# Exercise requirements
Begin with the first line of the material and copy each line word for word through the line that contains "pcts = [round(c"; the pictures are left out.

..............................

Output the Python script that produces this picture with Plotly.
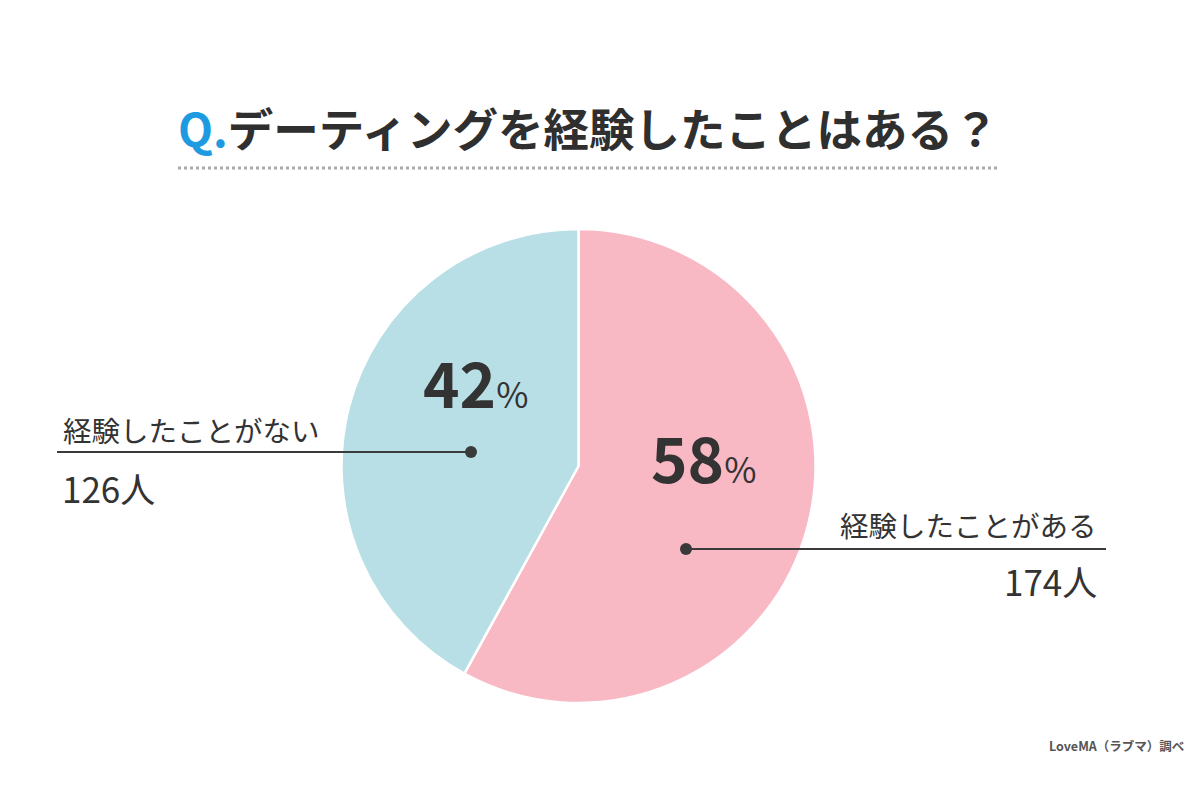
import plotly.graph_objects as go

# Data
categories = ["経験したことがある", "経験したことがない"]
counts = [174, 126]
colors = ["#F8B8C4", "#B8DFE6"]
title_q = "Q."
title_text = "デーティングを経験したことはある？"
source = "LoveMA（ラブマ）調べ"

W, H = 1200, 800
def px(x):
    return x / W
def py(y):
    return 1 - y / H

total = sum(counts)
pcts = [round(c / total * 100) for c in counts]

cx, cy, r = 578.5, 466, 237
fig = go.Figure(go.Pie(
    labels=categories, values=counts, sort=False, direction="clockwise",
    rotation=0, marker=dict(colors=colors, line=dict(color="white", width=2.5)),
    textinfo="none", hoverinfo="skip", showlegend=False,
    domain=dict(x=[px(cx - r), px(cx + r)], y=[py(cy + r), py(cy - r)]),
))

FONT = "Noto Sans CJK JP"
dark = "#333333"
ann = []
# title
ann.append(dict(x=px(588), y=py(127), xref="paper", yref="paper", showarrow=False,
                text=f"<b><span style='color:#1E9BE0'>{title_q}</span>{title_text}</b>",
                font=dict(family=FONT, size=45.5, color="#2f2f2f"), xanchor="center", yanchor="middle"))
# percentages
ann.append(dict(x=px(475), y=py(381), xref="paper", yref="paper", showarrow=False,
                text=f"<b>{pcts[1]}</b><span style='font-size:35px'>%</span>",
                font=dict(family=FONT, size=62, color=dark), xanchor="center", yanchor="middle"))
ann.append(dict(x=px(703), y=py(456), xref="paper", yref="paper", showarrow=False,
                text=f"<b>{pcts[0]}</b><span style='font-size:35px'>%</span>",
                font=dict(family=FONT, size=62, color=dark), xanchor="center", yanchor="middle"))
# left labels
ann.append(dict(x=px(61), y=py(429), xref="paper", yref="paper", showarrow=False,
                text=categories[1], font=dict(family=FONT, size=28.5, color=dark),
                xanchor="left", yanchor="middle"))
ann.append(dict(x=px(60), y=py(487), xref="paper", yref="paper", showarrow=False,
                text=f"{counts[1]}人", font=dict(family=FONT, size=35, color=dark),
                xanchor="left", yanchor="middle"))
# right labels
ann.append(dict(x=px(1099), y=py(524), xref="paper", yref="paper", showarrow=False,
                text=categories[0], font=dict(family=FONT, size=28.5, color=dark),
                xanchor="right", yanchor="middle"))
ann.append(dict(x=px(1099), y=py(580), xref="paper", yref="paper", showarrow=False,
                text=f"{counts[0]}人", font=dict(family=FONT, size=35, color=dark),
                xanchor="right", yanchor="middle"))
# source
ann.append(dict(x=px(1186), y=py(745), xref="paper", yref="paper", showarrow=False,
                text=f"<b>{source}</b>", font=dict(family=FONT, size=12.5, color="#555555"),
                xanchor="right", yanchor="middle"))

shapes = [
    dict(type="line", xref="paper", yref="paper", x0=px(178), x1=px(1000), y0=py(168), y1=py(168),
         line=dict(color="#AAAAAA", width=3, dash="dot")),
    dict(type="line", xref="paper", yref="paper", x0=px(57), x1=px(471), y0=py(452), y1=py(452),
         line=dict(color="#3a3a3a", width=2)),
    dict(type="circle", xref="paper", yref="paper", x0=px(465), x1=px(477), y0=py(458), y1=py(446),
         fillcolor="#3a3a3a", line=dict(width=0)),
    dict(type="line", xref="paper", yref="paper", x0=px(686), x1=px(1106), y0=py(549), y1=py(549),
         line=dict(color="#3a3a3a", width=2)),
    dict(type="circle", xref="paper", yref="paper", x0=px(680), x1=px(692), y0=py(555), y1=py(543),
         fillcolor="#3a3a3a", line=dict(width=0)),
]

fig.update_layout(width=W, height=H, margin=dict(l=0, r=0, t=0, b=0),
                  paper_bgcolor="white", plot_bgcolor="white",
                  annotations=ann, shapes=shapes)
fig.write_html("out.html")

..............................

# In response
Output the Python script that produces this picture with Plotly.
import plotly.graph_objects as go

# Data
categories = ["経験したことがある", "経験したことがない"]
counts = [174, 126]
colors = ["#F8B8C4", "#B8DFE6"]
title_q = "Q."
title_text = "デーティングを経験したことはある？"
source = "LoveMA（ラブマ）調べ"

W, H = 1200, 800
def px(x):
    return x / W
def py(y):
    return 1 - y / H

total = sum(counts)
pcts = [round(c / total * 100) for c in counts]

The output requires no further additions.